- Official Poster Ekla Cholo
- Screenplay by: Padmanabha Dasgupta
- Story by: Abhijit Guha Sudeshna Roy
- Directed by: Abhijit Guha Sudeshna Roy
- Starring: Saayoni Ghosh June Malia Koushik Roy
- Music by: Savvy
- Country of origin: India
- Original language: Bengali

Production
- Producers: Zee Bangla Cinema Prosenjit Chatterjee

Original release
- Release: 19 January 2015

= Ekla Cholo =

Ekla Cholo is a 2015 Bengali television movie directed by Abhijit Guha and Sudeshna Roy. The movie features Saayoni Ghosh and June Malia in the main roles. The film was jointly produced by Zee Bangla Cinema and Prosenjit Chatterjee.

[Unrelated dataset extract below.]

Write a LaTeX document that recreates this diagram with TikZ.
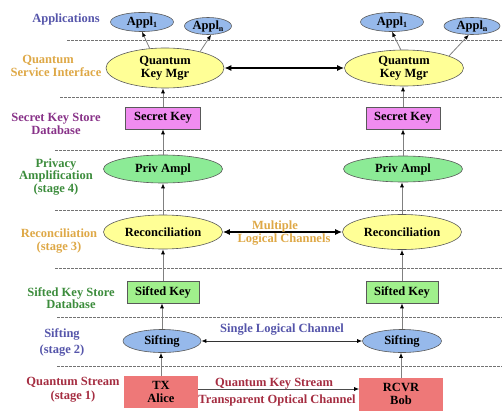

In 2014, Zee Bangla Cinema and Prosenjit Chatterjee agreed to jointly produce movies to be shown directly on TV. Ekla Cholo was the first attempt by the partnership, and the film enjoyed widespread popularity and received 21a score of in Target Rating Point.

==Plot==
Ekla Cholo is a romantic comedy about a woman who wants to become a single mother. Betrayed and disappointed by her last boyfriend and inspired by her mother, she wishes to raise a child without a man in her life. She is faced with many challenges. That is when Riya meets Rupam.

==Cast==
- Saayoni Ghosh as Riya
- June Malia as Riya's Mom
- Koushik Roy as Rupam
- Anindya Chatterjee as Riya's ex-boyfriend

==Sequel==
A sequel named Abar Ekla Cholo has been released in 2016.